RECORDS PROVIDED:
-- START --

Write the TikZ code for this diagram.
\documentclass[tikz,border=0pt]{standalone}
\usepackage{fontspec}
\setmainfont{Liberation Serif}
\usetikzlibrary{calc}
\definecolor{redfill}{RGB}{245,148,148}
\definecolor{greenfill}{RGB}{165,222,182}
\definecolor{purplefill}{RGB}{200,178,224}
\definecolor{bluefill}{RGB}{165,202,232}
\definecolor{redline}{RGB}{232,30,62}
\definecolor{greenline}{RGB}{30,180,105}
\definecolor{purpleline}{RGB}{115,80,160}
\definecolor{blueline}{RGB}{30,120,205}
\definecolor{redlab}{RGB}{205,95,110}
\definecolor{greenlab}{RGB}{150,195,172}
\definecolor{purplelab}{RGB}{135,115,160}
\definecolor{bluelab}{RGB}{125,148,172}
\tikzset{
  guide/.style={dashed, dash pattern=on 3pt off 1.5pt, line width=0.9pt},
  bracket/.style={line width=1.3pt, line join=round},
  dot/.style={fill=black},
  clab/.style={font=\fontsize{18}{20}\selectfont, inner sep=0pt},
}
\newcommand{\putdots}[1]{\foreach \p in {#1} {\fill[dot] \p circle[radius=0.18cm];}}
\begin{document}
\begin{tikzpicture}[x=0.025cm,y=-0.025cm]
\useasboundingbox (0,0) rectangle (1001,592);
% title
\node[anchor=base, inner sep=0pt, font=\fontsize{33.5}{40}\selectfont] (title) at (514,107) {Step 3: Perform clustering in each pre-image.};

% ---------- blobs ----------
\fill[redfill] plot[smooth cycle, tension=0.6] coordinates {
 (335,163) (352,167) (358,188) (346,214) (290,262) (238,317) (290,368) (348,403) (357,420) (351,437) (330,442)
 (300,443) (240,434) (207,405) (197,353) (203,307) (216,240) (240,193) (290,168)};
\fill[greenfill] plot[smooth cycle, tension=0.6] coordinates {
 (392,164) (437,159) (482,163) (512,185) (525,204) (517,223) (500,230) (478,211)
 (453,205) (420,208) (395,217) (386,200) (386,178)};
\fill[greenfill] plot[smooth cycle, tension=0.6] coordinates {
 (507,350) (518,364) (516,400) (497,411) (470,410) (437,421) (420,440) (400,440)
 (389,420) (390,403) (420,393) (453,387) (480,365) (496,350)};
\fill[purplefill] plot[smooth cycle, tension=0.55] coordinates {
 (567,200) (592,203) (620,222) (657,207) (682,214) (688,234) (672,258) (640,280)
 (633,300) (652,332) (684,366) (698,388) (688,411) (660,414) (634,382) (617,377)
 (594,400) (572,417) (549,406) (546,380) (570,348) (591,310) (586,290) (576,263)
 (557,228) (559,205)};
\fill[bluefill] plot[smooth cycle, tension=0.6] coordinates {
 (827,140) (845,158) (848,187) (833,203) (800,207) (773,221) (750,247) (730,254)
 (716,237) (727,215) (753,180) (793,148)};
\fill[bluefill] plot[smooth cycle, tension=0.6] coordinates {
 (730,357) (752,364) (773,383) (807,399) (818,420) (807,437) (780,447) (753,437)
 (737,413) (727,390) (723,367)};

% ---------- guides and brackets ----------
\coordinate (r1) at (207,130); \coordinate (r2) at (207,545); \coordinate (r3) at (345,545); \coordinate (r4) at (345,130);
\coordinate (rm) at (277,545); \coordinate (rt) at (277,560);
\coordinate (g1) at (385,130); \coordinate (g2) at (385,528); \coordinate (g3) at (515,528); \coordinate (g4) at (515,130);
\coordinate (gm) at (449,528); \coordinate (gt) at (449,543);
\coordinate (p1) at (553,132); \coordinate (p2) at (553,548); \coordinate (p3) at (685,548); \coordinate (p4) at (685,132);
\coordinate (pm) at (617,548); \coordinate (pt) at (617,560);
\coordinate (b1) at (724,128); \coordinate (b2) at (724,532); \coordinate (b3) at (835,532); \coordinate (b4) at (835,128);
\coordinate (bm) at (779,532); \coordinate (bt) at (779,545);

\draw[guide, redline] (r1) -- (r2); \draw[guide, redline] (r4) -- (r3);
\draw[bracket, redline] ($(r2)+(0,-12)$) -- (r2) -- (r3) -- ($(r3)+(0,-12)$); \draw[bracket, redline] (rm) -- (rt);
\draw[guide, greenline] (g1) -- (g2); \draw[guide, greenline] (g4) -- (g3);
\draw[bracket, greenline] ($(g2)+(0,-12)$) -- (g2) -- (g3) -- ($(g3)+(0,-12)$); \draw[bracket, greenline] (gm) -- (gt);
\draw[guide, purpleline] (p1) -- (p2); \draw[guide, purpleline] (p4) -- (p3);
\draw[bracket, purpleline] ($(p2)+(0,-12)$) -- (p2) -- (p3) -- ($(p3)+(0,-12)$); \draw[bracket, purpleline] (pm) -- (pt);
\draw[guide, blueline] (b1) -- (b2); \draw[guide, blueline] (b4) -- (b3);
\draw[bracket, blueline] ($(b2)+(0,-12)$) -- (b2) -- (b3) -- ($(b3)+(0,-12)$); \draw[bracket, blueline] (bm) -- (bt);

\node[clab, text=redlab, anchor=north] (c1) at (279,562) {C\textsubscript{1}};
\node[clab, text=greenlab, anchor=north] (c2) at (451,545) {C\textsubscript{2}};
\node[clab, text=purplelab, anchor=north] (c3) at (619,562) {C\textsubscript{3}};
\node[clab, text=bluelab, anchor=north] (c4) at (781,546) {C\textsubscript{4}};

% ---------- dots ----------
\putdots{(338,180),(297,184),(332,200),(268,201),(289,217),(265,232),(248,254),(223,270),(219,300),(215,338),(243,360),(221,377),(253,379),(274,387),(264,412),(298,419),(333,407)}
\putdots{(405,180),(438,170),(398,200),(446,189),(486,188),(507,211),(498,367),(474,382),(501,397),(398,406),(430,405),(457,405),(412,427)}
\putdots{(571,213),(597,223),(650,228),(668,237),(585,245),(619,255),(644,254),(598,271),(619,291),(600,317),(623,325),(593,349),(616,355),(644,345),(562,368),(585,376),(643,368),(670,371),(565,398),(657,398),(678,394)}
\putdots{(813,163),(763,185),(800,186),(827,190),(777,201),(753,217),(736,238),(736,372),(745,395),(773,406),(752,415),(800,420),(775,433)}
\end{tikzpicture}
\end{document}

-- END --
-- START --

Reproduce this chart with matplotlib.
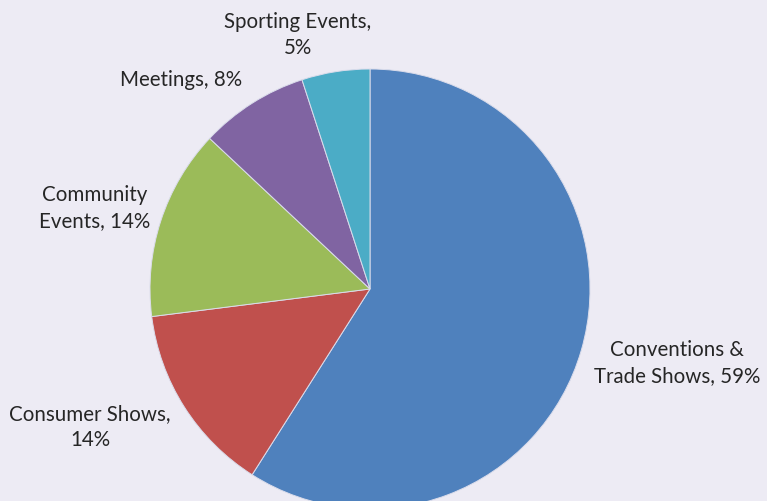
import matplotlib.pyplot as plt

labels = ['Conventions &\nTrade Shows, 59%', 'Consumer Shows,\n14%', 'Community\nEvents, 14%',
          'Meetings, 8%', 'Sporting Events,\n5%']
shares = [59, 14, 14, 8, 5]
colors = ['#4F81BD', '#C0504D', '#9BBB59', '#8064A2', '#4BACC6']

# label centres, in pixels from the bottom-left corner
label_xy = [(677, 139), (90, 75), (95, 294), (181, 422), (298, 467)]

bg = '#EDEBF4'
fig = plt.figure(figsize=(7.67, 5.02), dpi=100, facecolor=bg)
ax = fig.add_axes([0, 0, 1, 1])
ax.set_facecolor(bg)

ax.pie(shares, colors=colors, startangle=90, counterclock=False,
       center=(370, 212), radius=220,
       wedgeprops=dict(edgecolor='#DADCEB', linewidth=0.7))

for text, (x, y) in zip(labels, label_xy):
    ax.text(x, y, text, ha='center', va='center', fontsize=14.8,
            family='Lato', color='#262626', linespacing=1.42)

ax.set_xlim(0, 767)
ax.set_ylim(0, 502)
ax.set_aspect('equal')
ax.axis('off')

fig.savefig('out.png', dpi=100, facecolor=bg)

-- END --
-- START --

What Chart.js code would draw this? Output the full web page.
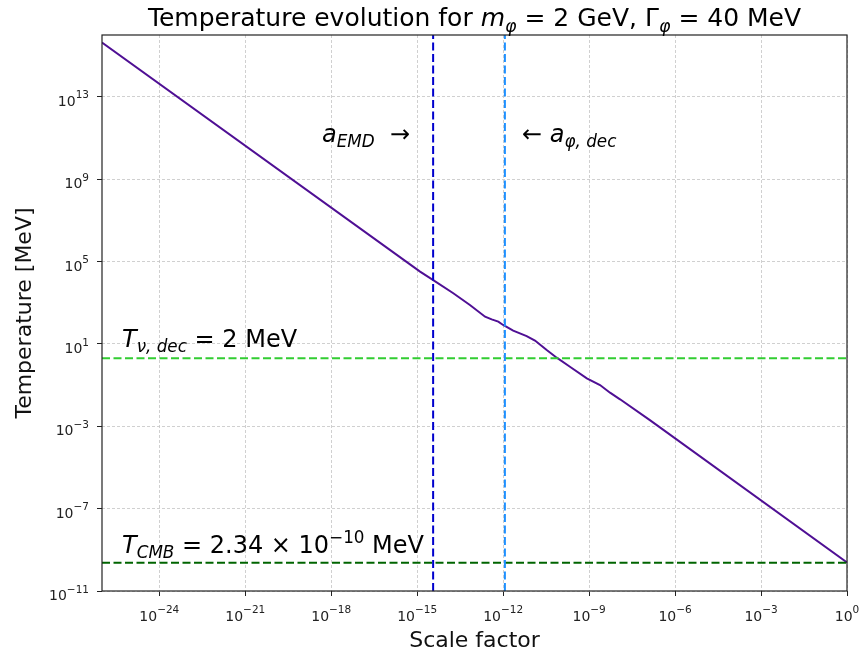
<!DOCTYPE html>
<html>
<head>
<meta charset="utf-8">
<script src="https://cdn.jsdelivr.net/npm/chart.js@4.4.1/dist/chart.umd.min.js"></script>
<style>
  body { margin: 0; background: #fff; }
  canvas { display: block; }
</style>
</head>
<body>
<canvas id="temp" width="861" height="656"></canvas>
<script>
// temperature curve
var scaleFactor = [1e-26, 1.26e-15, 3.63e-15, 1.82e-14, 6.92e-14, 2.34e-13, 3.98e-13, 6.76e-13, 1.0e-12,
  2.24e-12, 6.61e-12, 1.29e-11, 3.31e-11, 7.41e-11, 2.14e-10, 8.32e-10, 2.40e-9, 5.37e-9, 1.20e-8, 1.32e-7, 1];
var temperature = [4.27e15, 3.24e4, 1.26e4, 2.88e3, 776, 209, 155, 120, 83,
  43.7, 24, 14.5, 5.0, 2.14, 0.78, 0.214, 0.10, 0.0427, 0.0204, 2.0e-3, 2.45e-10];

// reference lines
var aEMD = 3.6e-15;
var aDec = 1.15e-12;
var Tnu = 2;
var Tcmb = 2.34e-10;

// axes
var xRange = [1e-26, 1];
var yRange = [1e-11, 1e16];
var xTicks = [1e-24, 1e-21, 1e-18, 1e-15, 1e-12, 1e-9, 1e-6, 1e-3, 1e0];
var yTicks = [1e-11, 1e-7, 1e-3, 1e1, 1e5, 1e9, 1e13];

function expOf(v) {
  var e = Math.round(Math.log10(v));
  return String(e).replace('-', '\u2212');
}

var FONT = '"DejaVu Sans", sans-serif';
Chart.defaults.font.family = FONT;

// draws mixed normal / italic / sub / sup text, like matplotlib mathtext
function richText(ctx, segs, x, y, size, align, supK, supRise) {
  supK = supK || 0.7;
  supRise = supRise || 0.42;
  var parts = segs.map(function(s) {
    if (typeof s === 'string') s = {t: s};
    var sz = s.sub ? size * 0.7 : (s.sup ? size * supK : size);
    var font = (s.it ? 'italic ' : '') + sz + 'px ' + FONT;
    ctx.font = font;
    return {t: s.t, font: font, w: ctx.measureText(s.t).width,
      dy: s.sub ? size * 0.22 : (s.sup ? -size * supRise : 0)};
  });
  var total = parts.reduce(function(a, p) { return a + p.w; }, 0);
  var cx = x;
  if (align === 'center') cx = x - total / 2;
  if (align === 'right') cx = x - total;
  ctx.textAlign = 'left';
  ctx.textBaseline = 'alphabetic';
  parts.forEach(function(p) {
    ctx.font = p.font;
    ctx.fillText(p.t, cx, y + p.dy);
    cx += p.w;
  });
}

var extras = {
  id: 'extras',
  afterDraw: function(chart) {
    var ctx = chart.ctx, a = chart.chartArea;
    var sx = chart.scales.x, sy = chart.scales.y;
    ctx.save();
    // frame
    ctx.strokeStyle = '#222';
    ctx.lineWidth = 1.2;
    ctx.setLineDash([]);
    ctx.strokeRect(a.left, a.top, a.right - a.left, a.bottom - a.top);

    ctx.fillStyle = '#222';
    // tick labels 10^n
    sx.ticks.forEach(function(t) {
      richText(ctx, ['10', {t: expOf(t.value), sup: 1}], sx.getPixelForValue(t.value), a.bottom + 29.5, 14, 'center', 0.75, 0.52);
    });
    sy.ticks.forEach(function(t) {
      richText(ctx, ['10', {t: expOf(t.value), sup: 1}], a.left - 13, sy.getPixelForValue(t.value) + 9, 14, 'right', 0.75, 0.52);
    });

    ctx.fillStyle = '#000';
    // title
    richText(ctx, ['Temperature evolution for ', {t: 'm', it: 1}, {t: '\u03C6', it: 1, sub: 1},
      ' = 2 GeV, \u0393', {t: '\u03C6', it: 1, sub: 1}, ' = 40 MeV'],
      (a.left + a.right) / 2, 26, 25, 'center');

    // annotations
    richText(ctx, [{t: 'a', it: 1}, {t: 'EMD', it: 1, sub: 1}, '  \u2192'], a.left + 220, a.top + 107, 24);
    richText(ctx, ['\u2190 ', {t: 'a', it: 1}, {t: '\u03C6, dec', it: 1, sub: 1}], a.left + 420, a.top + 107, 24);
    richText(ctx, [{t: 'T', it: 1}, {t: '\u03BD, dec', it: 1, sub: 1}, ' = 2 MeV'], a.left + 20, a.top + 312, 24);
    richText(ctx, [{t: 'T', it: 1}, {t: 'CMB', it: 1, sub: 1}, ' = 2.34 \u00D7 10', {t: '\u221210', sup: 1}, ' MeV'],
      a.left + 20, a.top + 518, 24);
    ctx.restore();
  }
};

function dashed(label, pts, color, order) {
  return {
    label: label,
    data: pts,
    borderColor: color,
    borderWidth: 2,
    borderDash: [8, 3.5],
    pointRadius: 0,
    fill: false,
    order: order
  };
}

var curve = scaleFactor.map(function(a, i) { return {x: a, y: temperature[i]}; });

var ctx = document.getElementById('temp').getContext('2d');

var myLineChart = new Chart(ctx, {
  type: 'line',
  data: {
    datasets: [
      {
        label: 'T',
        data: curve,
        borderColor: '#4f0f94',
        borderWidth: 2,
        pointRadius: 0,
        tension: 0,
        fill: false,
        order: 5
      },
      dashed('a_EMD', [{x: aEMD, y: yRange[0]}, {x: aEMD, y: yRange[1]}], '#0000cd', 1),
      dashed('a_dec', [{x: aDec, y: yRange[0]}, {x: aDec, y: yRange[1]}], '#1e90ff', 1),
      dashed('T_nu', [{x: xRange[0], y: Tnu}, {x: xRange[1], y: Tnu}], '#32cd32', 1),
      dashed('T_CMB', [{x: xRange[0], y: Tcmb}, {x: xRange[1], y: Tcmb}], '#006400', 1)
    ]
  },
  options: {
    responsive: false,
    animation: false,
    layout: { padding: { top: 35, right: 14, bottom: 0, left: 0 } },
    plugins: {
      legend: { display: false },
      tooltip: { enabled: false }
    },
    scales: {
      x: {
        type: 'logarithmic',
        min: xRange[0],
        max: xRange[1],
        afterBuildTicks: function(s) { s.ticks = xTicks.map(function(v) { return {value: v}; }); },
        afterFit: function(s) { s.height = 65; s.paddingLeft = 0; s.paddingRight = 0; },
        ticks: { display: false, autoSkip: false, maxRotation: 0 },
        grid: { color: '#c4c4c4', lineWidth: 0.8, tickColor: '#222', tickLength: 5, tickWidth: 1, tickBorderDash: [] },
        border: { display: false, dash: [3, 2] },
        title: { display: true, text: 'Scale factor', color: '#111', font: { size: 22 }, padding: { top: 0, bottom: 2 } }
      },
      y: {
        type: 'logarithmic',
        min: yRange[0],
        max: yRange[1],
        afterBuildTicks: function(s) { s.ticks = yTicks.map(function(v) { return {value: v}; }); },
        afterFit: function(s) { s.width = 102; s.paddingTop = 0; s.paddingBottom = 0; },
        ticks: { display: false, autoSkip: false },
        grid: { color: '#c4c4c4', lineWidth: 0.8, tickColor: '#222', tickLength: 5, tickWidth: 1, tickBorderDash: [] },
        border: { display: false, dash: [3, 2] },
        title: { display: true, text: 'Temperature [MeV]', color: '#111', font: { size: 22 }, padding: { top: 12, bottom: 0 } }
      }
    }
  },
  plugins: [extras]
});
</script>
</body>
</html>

-- END --

INSTRUCTION:
Repeat only the lines from the one holding "Reproduce this chart with matplotlib." to the one holding "import matplotlib.pyplot as plt", both ends included, and drop the images.

RESULT OF THIS EXERCISE:
Reproduce this chart with matplotlib.
import matplotlib.pyplot as plt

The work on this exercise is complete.